Job Search

How do the experiences of working with in-house recruiters and external agency recruiters compare?

Posted: 2026-07-19

The Question

I am currently exploring job opportunities and have connected with both corporate recruiters and external staffing professionals. Although both avenues can lead to a permanent position, I am curious about how their goals, hiring timelines, and the level of support they provide to candidates might contrast. How should I approach the recruitment process differently depending on whether the recruiter is internal or external?

Answer

It makes sense to compare the two experiences, because an internal recruiter and an external agency recruiter may discuss the same permanent role while working from different incentives and information. An internal recruiter is employed by the hiring company and is usually focused on that organization’s staffing needs, process, and long-term fit. They may have better access to the hiring manager, interview schedule, compensation structure, and internal decision-making, although their responsiveness and level of coaching can vary with workload.

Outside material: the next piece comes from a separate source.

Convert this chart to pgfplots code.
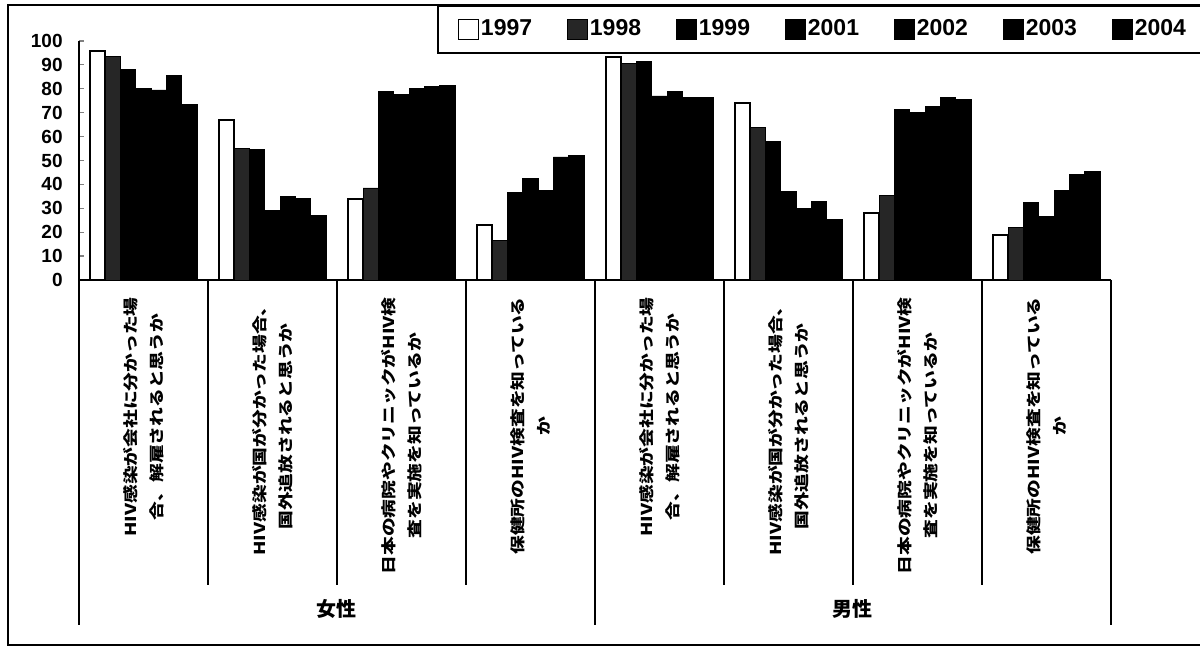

An external agency recruiter represents candidates to client employers under a search agreement. In a contingency search, the agency is generally compensated only after a successful placement and may be competing with other agencies. Retained search is typically exclusive and more common for senior leadership positions. These arrangements can affect urgency and communication, but they do not automatically tell you whether an individual recruiter will provide a good experience. An agency recruiter may offer broader market context, help position your experience, and prepare you for interviews, yet may have less control over the employer’s timeline or final decisions.

With an internal recruiter, ask detailed company-specific questions: why the position is open, who makes the decision, what each interview evaluates, the expected timeline, the work arrangement, and the approved compensation range. After each stage, confirm the next step and when you should follow up. With an agency recruiter, first clarify whether they are authorized to recruit for the role, whether they have direct contact with the hiring manager, and whether the search is contingency or retained. Ask what information they will submit, which employer and position are involved, and whether your résumé has already been presented.

Before allowing any external recruiter to submit you, request the employer’s identity and give explicit approval. Keep a simple record of every role, employer, recruiter, and submission date so two recruiters do not present you for the same opening. Do not bypass a recruiter after authorizing a submission, but do not feel obligated to approve opportunities that do not match your goals. Judge both types by transparency, accuracy, respect for your preferences, and consistency of follow-through rather than by title alone.